People often think that the purpose of a children's choir is to perform during worship from time to time. Performance (or celebration) is the goal, the frosting on the cake, but the real heart of a children's choir is in the week-to-week community-building and skill development that occurs.
A simple model of a children's choir is to rehearse a song with a group of children. Rehearse it four or five weeks in a row (or more, if you have children who attend on alternate weeks). Have the group memorize the song, and discuss what the words mean, telling the song's stories. Then have the children share the song with other children or with the entire congregation.
For this simple model, I recommend that the children in each choir be within the same age range. Quite often older singers don't want to sing with younger singers. They don't want to sing "children's music"; they want to be challenged. For special occasions it is possible to mix older singers and younger singers, but I recommend that the youth be assigned as big brother/sisters for the younger children. Assign them actual responsibilities, not token jobs.
More advanced children's choir models require one or more professional conductors and several willing parent volunteers to coordinate the numerous details involved. Ideally, this model encompasses three age groups roughly divided by grade levels (grades 2—5, 6—8, and 9—12) or by level of singing ability. Many larger churches, such as the All Souls Unitarian Universalist Church in Tulsa, Oklahoma, and The First Church in Belmont, Unitarian Universalist in Belmont, Massachusetts, have ambitious children's choir programs.
The Unitarian Universalist Musicians Network (UUMN) publishes a guidebook on staffing a music program, called Music In Our Congregations: A Handbook for Staffing a Music Program in UU Congregations (see Resources). The UUMN also sponsors the National Honors Children's Choir that coincides with the UU General Assembly.
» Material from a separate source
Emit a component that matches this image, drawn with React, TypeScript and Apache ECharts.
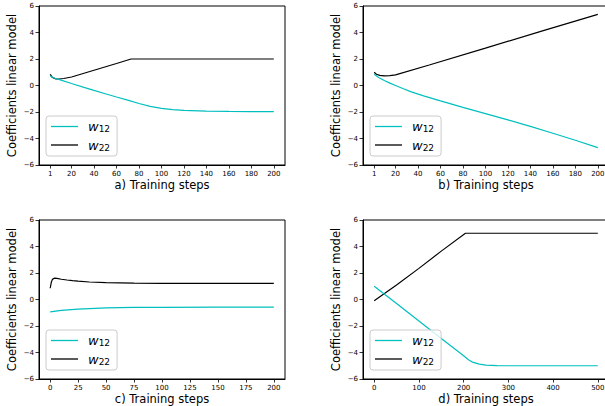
import React, { useEffect, useRef } from 'react';
import * as echarts from 'echarts';

// ---- data ----
const stepsA_w12 = [1, 5, 10, 20, 31, 40, 50, 60, 70, 80, 90, 100, 110, 120, 140, 160, 180, 200];
const valsA_w12 = [0.72, 0.55, 0.42, 0.15, -0.14, -0.37, -0.62, -0.87, -1.1, -1.36, -1.58, -1.73, -1.82, -1.88, -1.94, -1.96, -1.97, -1.97];
const stepsA_w22 = [1, 3, 6, 9, 13, 20, 40, 60, 73, 100, 150, 200];
const valsA_w22 = [0.85, 0.6, 0.5, 0.49, 0.53, 0.64, 1.15, 1.66, 2.0, 2.0, 2.0, 2.0];

const stepsB_w12 = [1, 5, 10, 15, 20, 27, 34, 45, 60, 80, 100, 120, 140, 160, 180, 200];
const valsB_w12 = [0.85, 0.6, 0.38, 0.18, 0.0, -0.25, -0.48, -0.78, -1.16, -1.65, -2.12, -2.6, -3.08, -3.6, -4.13, -4.69];
const stepsB_w22 = [1, 3, 6, 10, 15, 20, 50, 100, 150, 200];
const valsB_w22 = [1.0, 0.85, 0.76, 0.72, 0.74, 0.8, 1.55, 2.82, 4.1, 5.37];

const stepsC_w12 = [0, 10, 25, 50, 75, 100, 150, 200];
const valsC_w12 = [-0.93, -0.82, -0.72, -0.63, -0.6, -0.59, -0.58, -0.58];
const stepsC_w22 = [0, 1, 2, 4, 6, 10, 15, 20, 25, 35, 50, 75, 100, 150, 200];
const valsC_w22 = [0.85, 1.3, 1.52, 1.62, 1.6, 1.53, 1.47, 1.42, 1.38, 1.32, 1.27, 1.23, 1.22, 1.21, 1.21];

const stepsD_w12 = [0, 50, 100, 150, 200, 210, 220, 235, 250, 275, 300, 400, 500];
const valsD_w12 = [1.0, -0.3, -1.62, -2.95, -4.25, -4.53, -4.73, -4.88, -4.95, -4.99, -5.0, -5.0, -5.0];
const stepsD_w22 = [0, 50, 100, 150, 204, 250, 300, 400, 500];
const valsD_w22 = [-0.1, 1.1, 2.35, 3.65, 5.0, 5.0, 5.0, 5.0, 5.0];

const xTicksAB = [1, 20, 40, 60, 80, 100, 120, 140, 160, 180, 200];
const xTicksC = [0, 25, 50, 75, 100, 125, 150, 175, 200];
const xTicksD = [0, 100, 200, 300, 400, 500];
const xTitles = ['a) Training steps', 'b) Training steps', 'c) Training steps', 'd) Training steps'];
const yTitle = 'Coefficients linear model';
const seriesNames = ['w12', 'w22'];

const CYAN = '#00bfbf';
const BLACK = '#000000';
const FONT = 'DejaVu Sans';

const pairs = (xs: number[], ys: number[]) => xs.map((x, i) => [x, ys[i]]);

export default function App() {
  const ref = useRef<HTMLDivElement>(null);
  useEffect(() => {
    if (!ref.current) return;
    const chart = echarts.init(ref.current, null, { renderer: 'svg' });
    const grids = [
      { left: 39, top: 6, width: 246, height: 159 },
      { left: 363, top: 6, width: 246, height: 159 },
      { left: 39, top: 220, width: 246, height: 159 },
      { left: 363, top: 220, width: 246, height: 159 },
    ];
    const xRanges = [
      [-8.95, 209.95, xTicksAB],
      [-8.95, 209.95, xTicksAB],
      [-10, 210, xTicksC],
      [-25, 525, xTicksD],
    ] as [number, number, number[]][];
    const legendPos = [
      [46, 116],
      [370, 116],
      [46, 330],
      [370, 330],
    ];
    const data = [
      [pairs(stepsA_w12, valsA_w12), pairs(stepsA_w22, valsA_w22)],
      [pairs(stepsB_w12, valsB_w12), pairs(stepsB_w22, valsB_w22)],
      [pairs(stepsC_w12, valsC_w12), pairs(stepsC_w22, valsC_w22)],
      [pairs(stepsD_w12, valsD_w12), pairs(stepsD_w22, valsD_w22)],
    ];
    const tickLabel = { fontFamily: FONT, fontSize: 7, color: '#000', margin: 5 };
    const option: any = {
      animation: false,
      grid: grids.map((g) => ({
        ...g,
        show: true,
        borderColor: '#000',
        borderWidth: 1,
        containLabel: false,
        outerBoundsMode: 'none',
      })),
      xAxis: xRanges.map(([min, max, ticks], i) => ({
        type: 'value',
        gridIndex: i,
        min,
        max,
        name: xTitles[i],
        nameLocation: 'middle',
        nameGap: 13.5,
        nameMoveOverlap: false,
        nameTextStyle: { fontFamily: FONT, fontSize: 11.5, color: '#000' },
        axisLine: { show: true, onZero: false, lineStyle: { color: '#000', width: 1 } },
        axisTick: { show: true, length: 3.5, lineStyle: { color: '#000', width: 0.8 }, customValues: ticks },
        axisLabel: { ...tickLabel, customValues: ticks, formatter: (v: number) => String(v) },
        splitLine: { show: false },
      })),
      yAxis: grids.map((_, i) => ({
        type: 'value',
        gridIndex: i,
        min: -6,
        max: 6,
        interval: 2,
        name: yTitle,
        nameLocation: 'middle',
        nameGap: 21,
        nameMoveOverlap: false,
        nameTextStyle: { fontFamily: FONT, fontSize: 11.5, color: '#000' },
        axisLine: { show: true, onZero: false, lineStyle: { color: '#000', width: 1 } },
        axisTick: { show: true, length: 3.5, lineStyle: { color: '#000', width: 0.8 } },
        axisLabel: {
          ...tickLabel,
          showMinLabel: true,
          showMaxLabel: true,
          formatter: (v: number) => (v < 0 ? '\u2212' + Math.abs(v) : String(v)),
        },
        splitLine: { show: false },
      })),
      legend: legendPos.map(([l, t]) => ({
        left: l,
        top: t,
        orient: 'vertical',
        padding: [4, 7, 4, 5],
        itemGap: 5,
        itemWidth: 27,
        itemHeight: 14,
        icon: 'path://M0,0L27,0L27,1.3L0,1.3Z',
        backgroundColor: 'rgba(255,255,255,0.8)',
        borderColor: '#cccccc',
        borderWidth: 1,
        borderRadius: 3,
        data: seriesNames,
        formatter: (n: string) => `{w|w}{s|${n.slice(1)}}`,
        textStyle: {
          color: '#000',
          rich: {
            w: { fontFamily: FONT, fontStyle: 'italic', fontSize: 13, color: '#000', padding: [0, 0, 0, 5], lineHeight: 14 },
            s: { fontFamily: FONT, fontSize: 9, color: '#000', verticalAlign: 'bottom', lineHeight: 9 },
          },
        },
      })),
      series: data.flatMap((pair, i) =>
        pair.map((d, k) => ({
          type: 'line',
          name: seriesNames[k],
          xAxisIndex: i,
          yAxisIndex: i,
          data: d,
          symbol: 'none',
          showSymbol: false,
          smooth: false,
          lineStyle: { color: k === 0 ? CYAN : BLACK, width: 1.2 },
          itemStyle: { color: k === 0 ? CYAN : BLACK },
          z: k === 0 ? 3 : 2,
        }))
      ),
    };
    chart.setOption(option);
    return () => chart.dispose();
  }, []);
  return <div ref={ref} style={{ position: 'absolute', left: 0, top: 0, width: 605, height: 406 }} />;
}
Contact the UUMN at firstname.lastname@example.org for information about auditioning children from your church for participation.
Whether you choose a simple or advanced model, I recommend that your choir(s) be repertoire-based, which simply means that you feature several songs in a repertoire for years at a time. These may even become theme songs. The more the children share the songs with others—for example, during worship or coffee hour, at church potlucks, at other places of worship, church bazaars, or on civic public occasions—the better they will become at singing and the stronger their community will be. Encourage the choirs to move their bodies, whether by swaying or engaging simple hand movements, to better bring out the message of the song. More adventurous choreography is not beyond the reach of most children. Certainly circle and line dances can work beautifully. There are few things more beautiful than a children's choir singing a processional or recessional. Dim the lights at night, light candles, and you have something that is downright holy.
Three incentives that will attract members to your children's choir are children's musicals/operettas, choir tours, and camp retreats. All require a lot of parent volunteer time, but they also do wonders for retaining singers in the choir program.
The great singing congregations are the ones in which the music director sees the congregation itself as the primary choir, with smaller choirs and ensembles within it. Similarly, you can treat your entire children's and youth program like one giant choir, with smaller sub-choirs organized by grade levels. Remember what songwriter Bill Staines has sung many times: "All God's critters got a place in the choir." Such a goal requires tremendous vision, but that is what Tapestry of Faith is all about: tools to make our faith communities come to life.